To this day, the Tea Party’s highest-profile victories — Senate primaries in Utah and Delaware in 2010 — came against incumbent candidates who were perceived as weak on those specific issues. The Tea Party got the blame for Republicans’ failure to win that Delaware seat, as well as the loss against a weakened Harry Reid in Nevada. On the other hand, the momentum the movement brought to the polls that year was instrumental in taking back control of the House of Representatives.
Today, however, the equation has changed, as the country faces a very different set of policy challenges. Republican candidates, as well as many independent voters, are largely aligned on the issues most likely to dominate campaign debates this fall: Obamacare, energy, the economy, and the unfolding scandal within the Veterans Administration health care system. That doesn’t mean that differences of opinion don’t exist within the party, but simply that there are fewer fault lines where it counts.
Nor do the Tea Party failures mean that voters have suddenly turned “pro-establishment.” At the end of the day, the biggest factor may simply have been overall quality of the more mainstream candidates. In fact, in practically every open race, the National Republican Senatorial Committee persuaded the party’s highest-tier candidates to run — so much so that seats currently held by Democrats in South Dakota and West Virginia are now viewed as safe GOP pick-ups. And as Simpson and McConnell demonstrated, incumbents facing primaries are better prepared than ever.
The equation has changed, as the country faces a very different set of policy challenges.

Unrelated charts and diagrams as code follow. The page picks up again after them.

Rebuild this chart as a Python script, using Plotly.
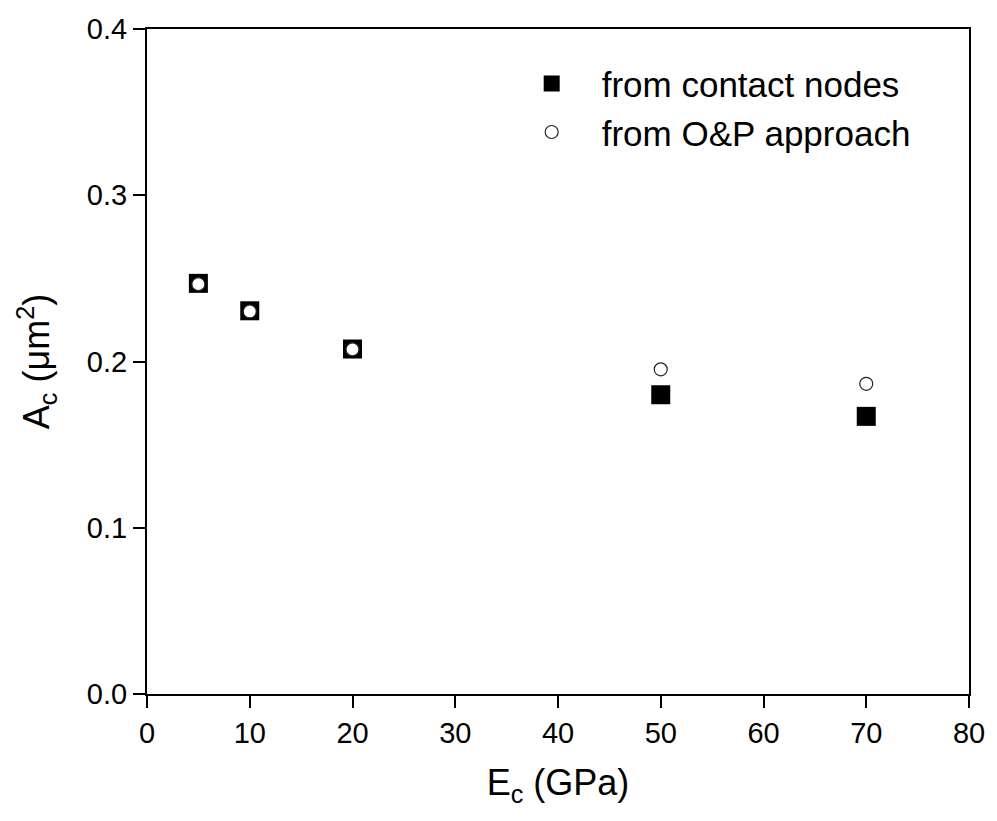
import plotly.graph_objects as go

E_c = [5, 10, 20, 50, 70]
A_contact = [0.247, 0.2305, 0.2075, 0.180, 0.167]
A_op = [0.2465, 0.2301, 0.2073, 0.1953, 0.1866]

FONT = "Liberation Sans, Arial, sans-serif"

fig = go.Figure()
fig.add_trace(go.Scatter(
    x=E_c, y=A_contact, mode="markers", name="from contact nodes",
    marker=dict(symbol="square", size=19, color="black", line=dict(width=0)),
))
fig.add_trace(go.Scatter(
    x=E_c, y=A_op, mode="markers", name="from O&P approach",
    marker=dict(symbol="circle", size=13, color="white", line=dict(width=1.2, color="#222")),
))

axis_common = dict(
    showline=True, linecolor="black", linewidth=2, mirror=True,
    ticks="outside", ticklen=12, tickwidth=2, tickcolor="black",
    showgrid=False, zeroline=False,
    tickfont=dict(family=FONT, size=29, color="black"),
)

fig.update_xaxes(range=[0, 80], dtick=10, tick0=0,
                 title=dict(text="E<sub>c</sub> (GPa)", font=dict(family=FONT, size=36, color="black"), standoff=22),
                 **axis_common)
fig.update_yaxes(range=[0, 0.4], dtick=0.1, tick0=0, tickformat=".1f",
                 title=dict(text="A<sub>c</sub> (μm<sup>2</sup>)", font=dict(family=FONT, size=36, color="black"), standoff=26),
                 **axis_common)

fig.update_layout(
    width=997, height=821,
    margin=dict(l=147, r=25, t=29, b=127),
    plot_bgcolor="white", paper_bgcolor="white",
    legend=dict(x=0.4315, y=0.962, xanchor="left", yanchor="top",
                font=dict(family=FONT, size=35, color="black"),
                bgcolor="rgba(0,0,0,0)", itemwidth=90),
)

fig.write_html("out.html")
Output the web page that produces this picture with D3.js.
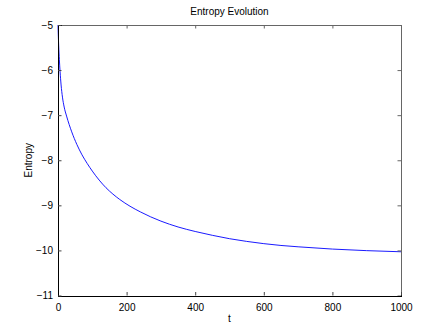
<!DOCTYPE html>
<html lang="en">
<head>
<meta charset="UTF-8">
<title>Entropy Evolution</title>
<script src="https://d3js.org/d3.v7.min.js"></script>
<style>
    body { margin: 0; background: #fff; }
    svg { display: block; font-family: "Liberation Sans", Arial, sans-serif; }
    .tick text { font-size: 10px; fill: #000; }
</style>
</head>
<body>
<svg width="443" height="333"></svg>
<script>
// data
const tValues = [0, 1, 2, 4, 6, 9, 13, 18, 25, 40, 55, 70, 85, 100, 120, 140, 160, 180, 210, 240, 270, 300, 350, 400, 450, 500, 550, 600, 650, 700, 800, 900, 1000];
const entropy = [-5.0, -5.25, -5.45, -5.77, -6.03, -6.33, -6.6, -6.82, -7.02, -7.37, -7.65, -7.88, -8.07, -8.24, -8.44, -8.61, -8.75, -8.87, -9.02, -9.145, -9.255, -9.35, -9.48, -9.58, -9.665, -9.74, -9.8, -9.85, -9.89, -9.92, -9.97, -10.005, -10.03];
const xTicks = [0, 200, 400, 600, 800, 1000];
const yTicks = [-11, -10, -9, -8, -7, -6, -5];

const svg = d3.select("svg");
const margin = { top: 25, right: 42, bottom: 37.5, left: 58 };
const width = 443 - margin.left - margin.right;
const height = 333 - margin.top - margin.bottom;

const x = d3.scaleLinear().domain([0, 1000]).range([0, width]);
const y = d3.scaleLinear().domain([-11, -5]).range([height, 0]);
const fmt = d => d < 0 ? "\u2212" + Math.abs(d) : String(d);

const g = svg.append("g").attr("transform", `translate(${margin.left},${margin.top})`);

// curve
const pts = tValues.map((t, i) => [t, entropy[i]]);
g.append("path")
 .datum(pts)
 .attr("fill", "none")
 .attr("stroke", "#0000ff")
 .attr("stroke-width", 0.9)
 .attr("d", d3.line().x(d => x(d[0])).y(d => y(d[1])).curve(d3.curveMonotoneX));

// box: top / right (ticks pointing inward)
g.append("g")
 .call(d3.axisTop(x).tickValues(xTicks).tickSize(-3.5).tickFormat(""))
 .call(a => a.selectAll("path, line").attr("stroke", "#666"));
g.append("g")
 .attr("transform", `translate(${width},0)`)
 .call(d3.axisRight(y).tickValues(yTicks).tickSize(-3.5).tickFormat(""))
 .call(a => a.selectAll("path, line").attr("stroke", "#666"));

// bottom / left
g.append("g")
 .attr("transform", `translate(0,${height})`)
 .call(d3.axisBottom(x).tickValues(xTicks).tickSize(-3.5).tickPadding(8).tickFormat(fmt))
 .call(a => a.select(".domain").attr("stroke", "#000"))
 .call(a => a.selectAll(".tick line").attr("stroke", "#444"));
g.append("g")
 .call(d3.axisLeft(y).tickValues(yTicks).tickSize(-3.5).tickPadding(5).tickFormat(fmt))
 .call(a => a.select(".domain").attr("stroke", "#000"))
 .call(a => a.selectAll(".tick line").attr("stroke", "#444"));

svg.selectAll(".domain").attr("shape-rendering", "crispEdges");

// labels
svg.append("text")
   .attr("x", margin.left + width / 2)
   .attr("y", 15)
   .attr("text-anchor", "middle")
   .style("font-size", "10px")
   .text("Entropy Evolution");

svg.append("text")
   .attr("x", margin.left + width / 2)
   .attr("y", 322)
   .attr("text-anchor", "middle")
   .style("font-size", "10px")
   .text("t");

svg.append("text")
   .attr("transform", `translate(32,${margin.top + height / 2}) rotate(-90)`)
   .attr("text-anchor", "middle")
   .style("font-size", "10px")
   .text("Entropy");
</script>
</body>
</html>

The sheer number of candidates taking part in many primaries makes it inevitable that at least one will attempt to claim the Tea Party mantle and whichever votes that brings along. But the real message in those numbers is about intensity. The multi-candidate fields for seats in North Carolina, Georgia, Louisiana, and West Virginia clearly signal that Republicans feel confident 2014 will be a winning year. For the moment at least, that enthusiasm extends throughout the Republican voting base. Time and again, intensity has proved to be the crucial factor to off-year election success.
Talking heads who dreamed of spending another long summer with the Tea Party may need time to get over Tuesday’s losses. But like any other adolescents, they’re a resilient bunch. Throughout the coming months, a few longing stories will occasionally pop up to raise the possibility that Tea Party candidates will run as independents, that their disgruntled voters will support Democrats, or that angry conservatives staying home on election day. Like jilted teens, pundits who’ve been proven wrong can’t help but linger over what might have been.